Anonymous ID: 8cbfa9 April 9, 2020, 9:16 a.m. No.8734268   🗄️.is 🔗kun

>>8734024

There were seven Democrats in Hinsdale County, and you ate five of them.

 

Man Who Ate Democrats Is Remembered With Relish By Colorado's GOP

 

By Joan LowyApril 18, 1984

Across the country this month, Coloradans who believe in serving their fellow man are sitting down to a rare meal in honor of Alferd E. Packer.

 

In the days before bean sprouts and granola, when the West was raw and men ate men, Packer chewed his way into the hearts of Coloradans by devouring five gold-seeking companions.

 

Believed to be the nation's only convicted cannibal, Packer has become a somewhat beloved, if bizarre, hero.

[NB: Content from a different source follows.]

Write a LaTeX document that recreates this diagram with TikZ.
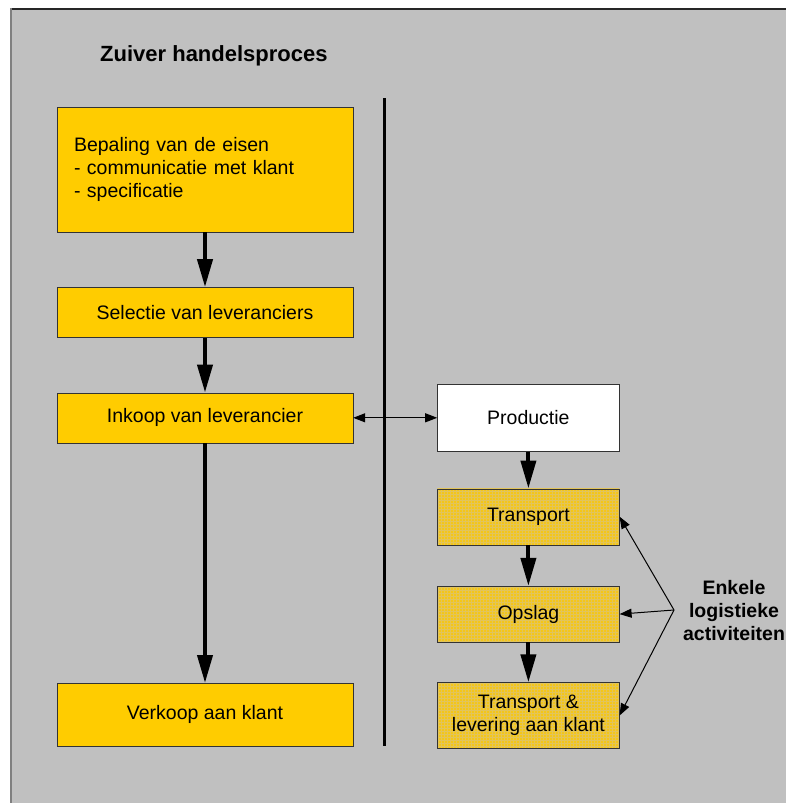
\documentclass[tikz,border=0pt]{standalone}
\usepackage{fontspec}
\setmainfont{Liberation Sans}
\usetikzlibrary{positioning,arrows.meta,patterns}
\definecolor{achtergrond}{RGB}{192,192,192}
\definecolor{geel}{RGB}{255,204,0}
\definecolor{geelraster}{RGB}{244,198,24}
\definecolor{rasterlijn}{RGB}{226,196,90}
\begin{document}
\begin{tikzpicture}[
    x=1pt,y=-1pt,
    stap/.style={draw=black!80, fill=geel, minimum width=296pt, minimum height=50pt,
      font=\fontsize{19.5}{23}\selectfont},
    logistiek/.style={draw=black!80, preaction={fill=geelraster}, pattern=grid, pattern color=rasterlijn,
      minimum width=182pt, minimum height=56pt, align=center, font=\fontsize{19.5}{23}\selectfont},
    dik/.style={line width=4pt, -{Triangle[length=28pt,width=15pt]}},
    dun/.style={line width=1pt, -{Triangle[length=12pt,width=9pt]}}
    ]
  \useasboundingbox (0,0) rectangle (786,803);
  \fill[achtergrond] (10,8) rectangle (786,803);
  \draw[black!85, line width=1.5pt] (10,9) -- (786,9);
  \draw[black!50, line width=2pt] (11,8) -- (11,803);

  \node[anchor=base west, inner sep=0pt, font=\fontsize{22}{26}\selectfont\bfseries] (titel) at (100,61) {Zuiver handelsproces};

  % linkerkolom
  \node[stap, minimum height=125pt, text width=262pt, inner xsep=17pt, align=left] (eisen) at (205,169.5)
    {Bepaling van de eisen\\- communicatie met klant\\- specificatie};
  \node[stap, below=55pt of eisen] (selectie) {Selectie van leveranciers};
  \node[stap, below=55pt of selectie] (inkoop) {Inkoop van leverancier};
  \node[stap, below=240pt of inkoop, minimum height=63pt] (verkoop) {Verkoop aan klant};

  % rechterkolom
  \node[draw=black!80, fill=white, minimum width=182pt, minimum height=67pt,
    font=\fontsize{19.5}{23}\selectfont, right=84pt of inkoop] (productie) {Productie};
  \node[logistiek, below=37pt of productie] (transport) {Transport};
  \node[logistiek, below=41pt of transport] (opslag) {Opslag};
  \node[logistiek, below=40pt of opslag, minimum height=66pt] (levering) {Transport \&\\levering aan klant};

  \node[align=center, font=\fontsize{19.5}{23}\selectfont\bfseries] (enkele) at (734,611)
    {Enkele\\logistieke\\activiteiten};
  \coordinate (punt) at (674,610);

  % scheidingslijn
  \coordinate (boven) at (384,98);
  \coordinate (onder) at (384,746);
  \draw[line width=3pt] (boven) -- (onder);

  \draw[dik] (eisen) -- (selectie);
  \draw[dik] (selectie) -- (inkoop);
  \draw[dik] (inkoop) -- (verkoop);
  \draw[dik] (productie) -- (transport);
  \draw[dik] (transport) -- (opslag);
  \draw[dik] (opslag) -- (levering);

  \draw[dun, {Triangle[length=12pt,width=9pt]}-{Triangle[length=12pt,width=9pt]}] (inkoop) -- (productie);
  \draw[dun] (punt) -- (transport.east);
  \draw[dun] (punt) -- (opslag.east);
  \draw[dun] (punt) -- (levering.east);
\end{tikzpicture}
\end{document}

His bust stood in the state capitol next to those of governors and members of Congress. His strange story has been the subject of books, plays and a low-budget movie.

 

And each April, Packer societies in 13 states dine in celebration of the anniversary of the mountain man's death in 1907.

 

In Washington, D.C., The Friends of Alferd E. Packer had brunch Saturday at the National Press Club with Bloody Marys, hearts of palm and steak tartare, relishing the tale of their gruesome namesake.

 

In 1977 club members succeeded in getting the Department of Agriculture cafeteria named for the glutton, but a General Services Administration bureaucrat deemed the Packer plaque in "bad taste" and had it removed. At the University of Colorado's Alferd E. Packer Memorial Grille, hungry students have paid him homage for 16 years.

 

Packer Day events at the university include rib-eating, meat-tossing and Alferd Packer look-alike contests. The "Ballad of Alferd Packer" is sung by students sporting T-shirts with such slogans as "What's the Beef?", "Reach Out and Munch Someone" and "When You Care to Eat the Very Best."

 

As history records the Packer odyssey, the former Union soldier led a party of gold seekers across the rugged San Juan Mountains in the winter of 1874. The party was trapped in a blizzard. Only Packer emerged, wandering into a Lake City Indian agency with no appetite for meat and an unquenchable thirst for whiskey.

 

When the snows melted, the skeletons of the five men were found, their heads axed in. Packer was arrested, but escaped and wasn't recaptured until 1883.

 

After Packer confessed to killing and eating the five, District Court Judge Melville Gerry reportedly gave one of the West's most partisan sentences:

 

"Stand up, Alferd Packer, you voracious, man-eating s– of a b—-. There were seven Democrats in Hinsdale County, and you ate five of them. I sentence you to hang until you are dead, dead, dead as a warning against reducing the Democratic population of the state."

 

The Hinsdale sheriff sent constituents elaborately printed invitations to the hanging, but a quirk in the law saved Packer, who was retried and sentenced to 40 years in prison.

 

He was released in 1901 after The Denver Post, known in those yellow-journalism days as the "Bucket of Blood," led a spirited campaign to free the cannibal.

 

The grisly gourmand settled near Denver, where his stories and candy-filled pockets made him a favorite with children. He died denying that he had killed the victims, although he never denied having eaten them.

 

In the 77 years since Packer's death, Coloradans couldn't, or wouldn't, forget.

 

In 1928 the Lake City Ladies Union Aid Society erected a plaque on "Cannibal Plateau" in memory of the eaten. Republican legislators attempted to place a plaque in memory of Packer in the state capitol in 1952 but were rebuffed by angry Democrats.

 

That didn't stop Republicans from listing Packer as the Hinsdale County GOP chairman in 1965. Still, Gov. Richard D. Lamm denied Packer a posthumous pardon two years ago, saying that it was possible the cannibal got a "raw deal" but that the governor's fellow Democrats "would have a piece of my hide" if a pardon were granted.

 

And in Hinsdale County, where it all began, souvenir shops sell Packer T-shirts, tourists visit "Cannibal Plateau" and Republicans still greatly outnumber Democrats.